By Tim Montgomery, Pioneer Press staff writer

Summer clowningIt's summer: Send in the clowns.

From Memorial Day to Labor Day, they're marching in parades, acting up at picnics and showing their colors at community events and festivals. They're everywhere at he Aquatennial.

Some simply greet the swarming masses and hand out balloons or tootsie rolls. But the really good ones bumble about, babbling and bantering until onlookers are caught up in their creative chaos. Many wonder who these fools are - and how they get away with having so much fun.

"Eat a lot of peanuts," offered Pickles, a character clown posing as a tramp with the Zuhrah Shrine Circus. The largest of Minnesota circuses played in Owatonna this past weekend.

Anoka Police sergeant Denny Reihe corrected him. Dressed as a pink-faced 'auguste' clown, Reihe explained that the "Zuhrah Funsters" actually work for peanuts.

"Don't quit your day job," Reihe advised.
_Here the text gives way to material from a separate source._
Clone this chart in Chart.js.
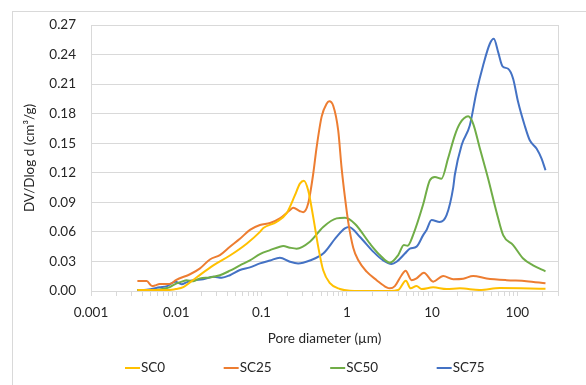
<!DOCTYPE html>
<html>
<head>
<meta charset="utf-8">
<script src="https://cdn.jsdelivr.net/npm/chart.js@4/dist/chart.umd.min.js"></script>
<style>
  html, body { margin: 0; padding: 0; background: #ffffff; }
  #wrap { width: 586px; height: 385px; position: relative; }
</style>
</head>
<body>
<div id="wrap"><canvas id="chart" width="586" height="385"></canvas></div>
<script>
// Pore size distribution (MIP): DV/Dlog d against pore diameter in µm
const seriesNames = ['SC0', 'SC25', 'SC50', 'SC75'];
const seriesColors = ['#FFC000', '#ED7D31', '#70AD47', '#4472C4'];

const sc0Diameter = [0.0035, 0.0055, 0.0075, 0.0088, 0.0099, 0.0121, 0.0174, 0.0272, 0.0426, 0.0669,
  0.0958, 0.105, 0.150, 0.197, 0.246, 0.282, 0.314, 0.353, 0.404, 0.462,
  0.529, 0.634, 0.830, 1.09, 2.0, 3.2, 4.0, 4.93, 5.60, 6.58,
  7.53, 10.3, 14.8, 21.2, 36.4, 62.4, 214];
const sc0Values = [0.001, 0.001, 0.001, 0.0013, 0.002, 0.004, 0.014, 0.026, 0.036, 0.048,
  0.060, 0.064, 0.070, 0.079, 0.097, 0.109, 0.112, 0.102, 0.075, 0.045,
  0.021, 0.008, 0.002, 0.0003, 0, 0, 0.001, 0.0105, 0.0027, 0.005,
  0.002, 0.0037, 0.002, 0.0027, 0.001, 0.003, 0.0023];

const sc25Diameter = [0.0035, 0.0045, 0.0052, 0.0056, 0.0064, 0.0078, 0.0089, 0.0099, 0.0145, 0.0190,
  0.0248, 0.0325, 0.0426, 0.0558, 0.0731, 0.0958, 0.126, 0.164, 0.215, 0.235,
  0.282, 0.308, 0.353, 0.404, 0.443, 0.507, 0.580, 0.622, 0.693, 0.793,
  0.869, 0.950, 1.04, 1.19, 1.36, 1.71, 2.24, 2.93, 3.20, 3.66,
  4.39, 4.89, 5.75, 6.58, 8.02, 10.3, 13.5, 17.7, 23.2, 30.3,
  43.6, 74.7, 128, 214];
const sc25Values = [0.0101, 0.0101, 0.005, 0.0055, 0.007, 0.007, 0.008, 0.011, 0.017, 0.023,
  0.032, 0.0365, 0.045, 0.053, 0.062, 0.067, 0.069, 0.0737, 0.082, 0.0844,
  0.081, 0.080, 0.089, 0.119, 0.146, 0.177, 0.190, 0.1925, 0.188, 0.163,
  0.125, 0.0955, 0.070, 0.044, 0.0314, 0.0196, 0.011, 0.0037, 0.0027, 0.005,
  0.016, 0.0206, 0.011, 0.0128, 0.0186, 0.0095, 0.0152, 0.012, 0.0125, 0.0152,
  0.0128, 0.011, 0.010, 0.0078];

const sc50Diameter = [0.0035, 0.0055, 0.0064, 0.0078, 0.0084, 0.0101, 0.0116, 0.0132, 0.0158, 0.0190,
  0.0248, 0.0325, 0.0426, 0.0558, 0.0731, 0.0958, 0.126, 0.164, 0.180, 0.215,
  0.258, 0.369, 0.529, 0.759, 0.950, 1.25, 1.87, 2.44, 3.20, 4.01,
  4.67, 5.16, 6.00, 7.87, 9.42, 10.8, 12.9, 15.4, 18.5, 21.2,
  26.5, 30.3, 36.4, 45.5, 57.1, 68.2, 89.3, 117, 153, 214];
const sc50Values = [0.001, 0.001, 0.0015, 0.003, 0.004, 0.0078, 0.0095, 0.011, 0.010, 0.0128,
  0.0138, 0.016, 0.0206, 0.026, 0.031, 0.0375, 0.0415, 0.045, 0.0456, 0.044,
  0.043, 0.050, 0.065, 0.0737, 0.0743, 0.068, 0.048, 0.0365, 0.0287, 0.0365,
  0.0466, 0.046, 0.057, 0.088, 0.1125, 0.1158, 0.114, 0.1345, 0.158, 0.170,
  0.1773, 0.170, 0.1446, 0.114, 0.080, 0.0567, 0.0466, 0.033, 0.026, 0.020];

const sc75Diameter = [0.0035, 0.0045, 0.0064, 0.0078, 0.0097, 0.0116, 0.0132, 0.0158, 0.0207, 0.0272,
  0.0341, 0.0426, 0.0558, 0.0731, 0.0958, 0.126, 0.164, 0.215, 0.269, 0.369,
  0.529, 0.759, 0.950, 1.06, 1.42, 2.04, 2.67, 3.35, 3.84, 4.80,
  5.49, 6.58, 7.87, 8.62, 9.87, 12.3, 14.8, 17.7, 18.5, 22.2,
  27.7, 33.2, 39.7, 47.6, 53.0, 59.6, 67.1, 78.0, 89.3, 102,
  122, 140, 168, 192, 214];
const sc75Values = [0.001, 0.0013, 0.0037, 0.005, 0.0095, 0.0068, 0.0088, 0.011, 0.0118, 0.0145,
  0.0135, 0.016, 0.0213, 0.024, 0.028, 0.031, 0.0337, 0.0297, 0.028, 0.031,
  0.038, 0.055, 0.0635, 0.065, 0.055, 0.040, 0.031, 0.0274, 0.0297, 0.038,
  0.043, 0.045, 0.0567, 0.062, 0.072, 0.070, 0.077, 0.105, 0.118, 0.148,
  0.168, 0.202, 0.229, 0.251, 0.256, 0.2425, 0.228, 0.2256, 0.2155, 0.192,
  0.168, 0.153, 0.1446, 0.1345, 0.1226];

const xLabelValues = [0.001, 0.01, 0.1, 1, 10, 100];
const xLabelTexts = ['0.001', '0.01', '0.1', '1', '10', '100'];
const yTickValues = [0, 0.03, 0.06, 0.09, 0.12, 0.15, 0.18, 0.21, 0.24, 0.27];

const xTitle = 'Pore diameter (µm)';
const yTitle = 'DV/Dlog d (cm³/g)';

const FONT = 'Lato, "Open Sans", sans-serif';
const TEXT = '#262626';
const GRID = '#d9d9d9';

// tick marks at 1..9 × each decade across the axis range
const X_MIN = 0.001, X_MAX = 300;
const xTickValues = [];
for (let e = -3; e <= 2; e++) {
  for (let m = 1; m <= 9; m++) {
    const v = Number((m * Math.pow(10, e)).toPrecision(3));
    if (v <= X_MAX) xTickValues.push(v);
  }
}

function toPoints(xs, ys) {
  return xs.map((x, i) => ({ x: x, y: ys[i] }));
}
const seriesData = [
  toPoints(sc0Diameter, sc0Values),
  toPoints(sc25Diameter, sc25Values),
  toPoints(sc50Diameter, sc50Values),
  toPoints(sc75Diameter, sc75Values)
];

const frame = {
  id: 'frame',
  beforeDatasetsDraw(chart) {
    const { ctx, chartArea: a } = chart;
    ctx.save();
    ctx.strokeStyle = GRID;
    ctx.lineWidth = 1;
    ctx.strokeRect(Math.round(a.left) + 0.5, Math.round(a.top) + 0.5,
      Math.round(a.right - a.left), Math.round(a.bottom - a.top));
    ctx.restore();
  },
  afterDraw(chart) {
    const ctx = chart.ctx;
    ctx.save();
    // outer chart border
    ctx.strokeStyle = GRID;
    ctx.lineWidth = 1;
    ctx.strokeRect(12.5, 11.5, 620, 420);
    // legend row
    ctx.font = '13.5px ' + FONT;
    ctx.textBaseline = 'middle';
    ctx.textAlign = 'left';
    const y = 368;
    const lineLen = 15, gap = 58.5;
    let x = 125;
    chart.data.datasets.forEach(ds => {
      ctx.strokeStyle = ds.borderColor;
      ctx.lineWidth = 2;
      ctx.beginPath();
      ctx.moveTo(x, y);
      ctx.lineTo(x + lineLen, y);
      ctx.stroke();
      ctx.fillStyle = TEXT;
      ctx.fillText(ds.label, x + lineLen + 1, y);
      x += lineLen + 1 + ctx.measureText(ds.label).width + gap;
    });
    ctx.restore();
  }
};

new Chart(document.getElementById('chart'), {
  type: 'line',
  data: {
    datasets: seriesNames.map((name, i) => ({
      label: name,
      data: seriesData[i],
      borderColor: seriesColors[i],
      backgroundColor: seriesColors[i],
      borderWidth: 2,
      pointRadius: 0,
      fill: false,
      cubicInterpolationMode: 'monotone'
    }))
  },
  options: {
    responsive: false,
    animation: false,
    devicePixelRatio: 1,
    layout: { padding: { left: 0, right: 28, top: 25, bottom: 38 } },
    plugins: { legend: { display: false }, tooltip: { enabled: false } },
    scales: {
      x: {
        type: 'logarithmic',
        min: X_MIN,
        max: X_MAX,
        afterBuildTicks: s => { s.ticks = xTickValues.map(v => ({ value: v })); },
        afterFit: s => { s.height = 56; },
        grid: { drawOnChartArea: false, drawTicks: true, tickLength: 5, color: GRID },
        border: { display: false },
        ticks: {
          autoSkip: false,
          maxRotation: 0,
          padding: 9,
          color: TEXT,
          font: { family: FONT, size: 13.5 },
          callback: v => {
            const k = xLabelValues.findIndex(t => Math.abs(t - v) / t < 1e-6);
            return k >= 0 ? xLabelTexts[k] : '';
          }
        },
        title: {
          display: true,
          text: xTitle,
          color: TEXT,
          font: { family: FONT, size: 13.5 },
          padding: { top: 0, bottom: 0 }
        }
      },
      y: {
        min: 0,
        max: 0.27,
        afterBuildTicks: s => { s.ticks = yTickValues.map(v => ({ value: v })); },
        afterFit: s => { s.width = 91; },
        grid: { color: GRID, drawTicks: false, lineWidth: 1 },
        border: { display: false },
        ticks: {
          padding: 15,
          color: TEXT,
          font: { family: FONT, size: 13.5 },
          callback: v => Number(v).toFixed(2)
        },
        title: {
          display: true,
          text: yTitle,
          color: TEXT,
          font: { family: FONT, size: 13.5 },
          padding: { top: 22, bottom: 0 }
        }
      }
    }
  },
  plugins: [frame]
});
</script>
</body>
</html>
As current director of clowns for the Zuhrah Shrine Circus, he observed that, not unlike a life of crime, clowning doesn't pay.

Instead, it's an escape for most part-timers. As a law enforcement officer who frequently deals with the worst that society has to offer, Reihe lives for the moments when his audacious clown get-up steals a smile from a child or evokes a happy memory in an older person.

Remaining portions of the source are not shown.